> [RECORDS PROVIDED]
************

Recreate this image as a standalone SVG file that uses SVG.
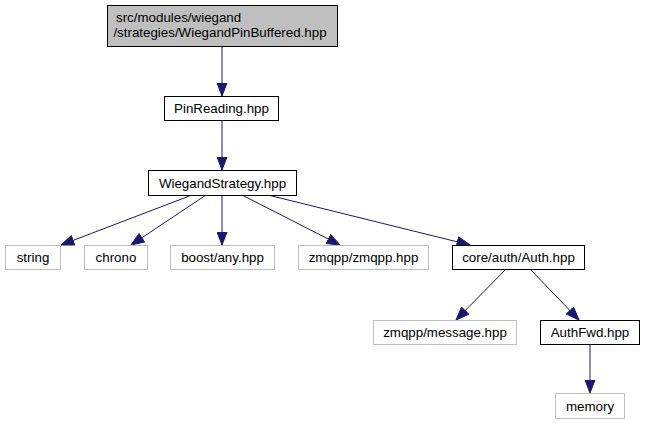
<svg xmlns="http://www.w3.org/2000/svg" width="645" height="425" viewBox="0 0 645 425">
<style>
text{font-family:"Liberation Sans",Arial,Helvetica,sans-serif;font-size:13.33px;fill:#000}
.n rect{fill:#fff;stroke:#000;stroke-width:1}
.g rect{fill:#fff;stroke:#bfbfbf;stroke-width:1}
.r rect{fill:#bfbfbf;stroke:#000;stroke-width:1}
.e path{fill:none;stroke:#191970;stroke-width:1;marker-end:url(#ah)}
</style>
<defs>
<marker id="ah" markerUnits="userSpaceOnUse" markerWidth="14" markerHeight="11" viewBox="0 0 14 11" refX="13.5" refY="5.5" orient="auto">
<path d="M0.5,0.5 L13.5,5.5 L0.5,10.5 Z" fill="#191970" stroke="#191970" stroke-width="1"/>
</marker>
</defs>
<rect width="645" height="425" fill="#fff"/>
<g id="edges" class="e">
<path d="M222,46 V96"/>
<path d="M222,121 V170"/>
<path d="M192,195 L61,245"/>
<path d="M206,195 L131,245"/>
<path d="M222,195 V245"/>
<path d="M242,195 L340,245"/>
<path d="M268,195 L470,245"/>
<path d="M506,269 L456,320"/>
<path d="M530,269 L579,320"/>
<path d="M590,344 V393"/>
</g>
<g id="root" class="r"><rect x="107.5" y="5.5" width="230" height="41"/><text x="116" y="21.5">src/modules/wiegand</text><text x="220" y="36.5" text-anchor="middle">/strategies/WiegandPinBuffered.hpp</text></g>
<g id="pinreading" class="n"><rect x="164.5" y="96.5" width="114" height="24"/><text x="221.5" y="113" text-anchor="middle">PinReading.hpp</text></g>
<g id="wiegandstrategy" class="n"><rect x="148.5" y="170.5" width="148" height="25"/><text x="222.5" y="187.5" text-anchor="middle">WiegandStrategy.hpp</text></g>
<g id="string" class="g"><rect x="5.5" y="245.5" width="55" height="24"/><text x="33" y="262" text-anchor="middle">string</text></g>
<g id="chrono" class="g"><rect x="84.5" y="245.5" width="63" height="24"/><text x="116" y="262" text-anchor="middle">chrono</text></g>
<g id="boostany" class="g"><rect x="170.5" y="245.5" width="104" height="24"/><text x="222.5" y="262" text-anchor="middle">boost/any.hpp</text></g>
<g id="zmqpp" class="g"><rect x="298.5" y="245.5" width="130" height="24"/><text x="363.5" y="262" text-anchor="middle">zmqpp/zmqpp.hpp</text></g>
<g id="auth" class="n"><rect x="452.5" y="245.5" width="132" height="24"/><text x="518.5" y="262" text-anchor="middle">core/auth/Auth.hpp</text></g>
<g id="message" class="g"><rect x="373.5" y="320.5" width="143" height="24"/><text x="445" y="337" text-anchor="middle">zmqpp/message.hpp</text></g>
<g id="authfwd" class="n"><rect x="540.5" y="320.5" width="99" height="24"/><text x="590" y="337" text-anchor="middle">AuthFwd.hpp</text></g>
<g id="memory" class="g"><rect x="555.5" y="393.5" width="69" height="25"/><text x="590" y="410.5" text-anchor="middle">memory</text></g>
</svg>
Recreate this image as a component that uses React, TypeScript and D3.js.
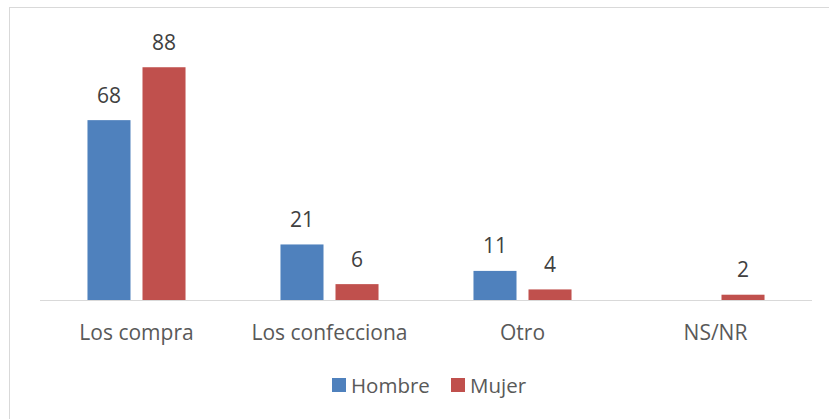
import { useEffect, useRef } from "react";
import * as d3 from "d3";

const categories = ["Los compra", "Los confecciona", "Otro", "NS/NR"];
const seriesNames = ["Hombre", "Mujer"];
const hombreValues: (number | null)[] = [68, 21, 11, null];
const mujerValues: (number | null)[] = [88, 6, 4, 2];
const seriesColors = ["#4F81BD", "#C0504D"];

const W = 829;
const H = 419;
const FONT = "'Open Sans', 'Noto Sans', sans-serif";

function App() {
  const svgRef = useRef<SVGSVGElement>(null);

  useEffect(() => {
    const svgElement = svgRef.current;
    if (!svgElement) return;

    const svg = d3.select(svgElement);

    // chart frame (runs past the right and bottom edges)
    svg
      .append("rect")
      .attr("x", 9.5)
      .attr("y", 7.5)
      .attr("width", W + 10)
      .attr("height", H + 10)
      .attr("fill", "#fff")
      .attr("stroke", "#d9d9d9")
      .attr("stroke-width", 1);

    const left = 40;
    const right = 812;
    const baseY = 300;

    const x0 = d3
      .scaleBand()
      .domain(categories)
      .range([left, right])
      .paddingInner(0.492)
      .paddingOuter(0.246);

    const x1 = d3
      .scaleBand()
      .domain(seriesNames)
      .range([0, x0.bandwidth()])
      .paddingInner(0.218)
      .paddingOuter(0);

    const y = d3.scaleLinear().domain([0, 100]).range([baseY, 35.5]);

    const series = [hombreValues, mujerValues];

    const data = categories.flatMap((c, i) =>
      seriesNames.map((s, j) => ({ cat: c, name: s, value: series[j][i], color: seriesColors[j] }))
    ).filter((d) => d.value !== null) as { cat: string; name: string; value: number; color: string }[];

    // Draw bars
    svg
      .selectAll(".bar")
      .data(data)
      .enter()
      .append("rect")
      .attr("class", "bar")
      .attr("x", (d) => (x0(d.cat) || 0) + (x1(d.name) || 0))
      .attr("y", (d) => y(d.value))
      .attr("width", x1.bandwidth())
      .attr("height", (d) => baseY - y(d.value))
      .attr("fill", (d) => d.color);

    // value labels
    svg
      .selectAll(".label")
      .data(data)
      .enter()
      .append("text")
      .attr("class", "label")
      .attr("x", (d) => (x0(d.cat) || 0) + (x1(d.name) || 0) + x1.bandwidth() / 2)
      .attr("y", (d) => y(d.value) - 17.5)
      .attr("text-anchor", "middle")
      .text((d) => d.value)
      .style("font-family", FONT)
      .style("font-size", "21px")
      .style("fill", "#404040");

    // x axis
    const xAxis = svg
      .append("g")
      .attr("class", "x-axis")
      .attr("transform", `translate(0,${baseY})`)
      .call(d3.axisBottom(x0).tickSize(0).tickPadding(0));

    xAxis.select(".domain").attr("stroke", "#d9d9d9").attr("d", `M${left},0.5H${right}`);
    xAxis
      .selectAll("text")
      .attr("dy", null)
      .attr("y", 39.5)
      .style("font-family", FONT)
      .style("font-size", "21px")
      .style("fill", "#595959");

    // legend
    const legendItems = [
      { name: seriesNames[0], color: seriesColors[0], x: 332 },
      { name: seriesNames[1], color: seriesColors[1], x: 451 },
    ];
    const legend = svg
      .selectAll(".legend")
      .data(legendItems)
      .enter()
      .append("g")
      .attr("class", "legend")
      .attr("transform", (d) => `translate(${d.x},378)`);

    legend
      .append("rect")
      .attr("width", 14)
      .attr("height", 14)
      .attr("fill", (d) => d.color);

    legend
      .append("text")
      .attr("x", 19)
      .attr("y", 14.5)
      .text((d) => d.name)
      .style("font-family", FONT)
      .style("font-size", "20.5px")
      .style("fill", "#595959");

    return () => {
      d3.select(svgElement).selectAll("*").remove();
    };
  }, []);

  return (
    <div style={{ position: "absolute", left: 0, top: 0 }}>
      <svg ref={svgRef} width={W} height={H} style={{ display: "block" }}></svg>
    </div>
  );
}

export default App;
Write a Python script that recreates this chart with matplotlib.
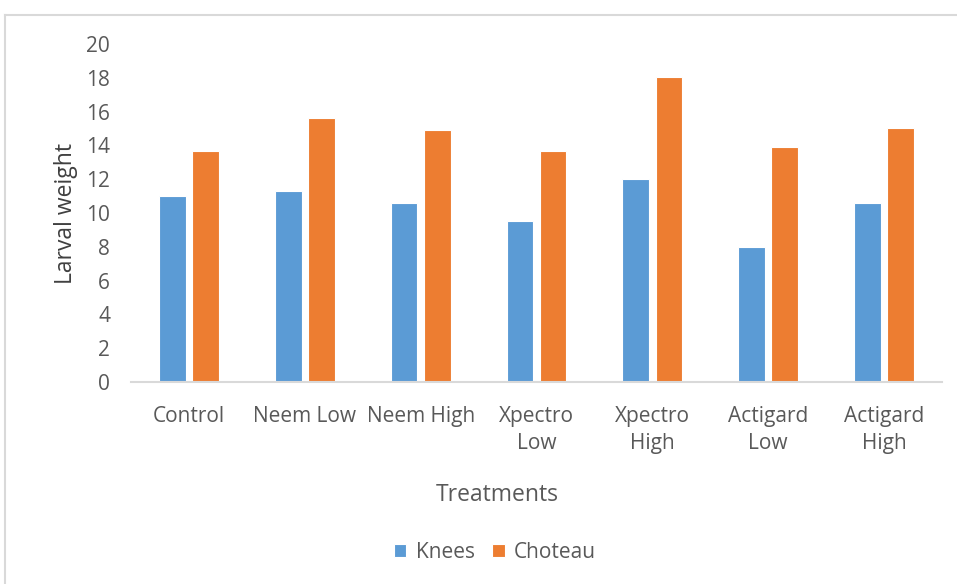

************

> [INSTRUCTIONS FOR THE TASK] Which lines above hold the word "uses"? Copy each of them.

> [EXERCISE RESULT]
Recreate this image as a standalone SVG file that uses SVG.
Recreate this image as a component that uses React, TypeScript and D3.js.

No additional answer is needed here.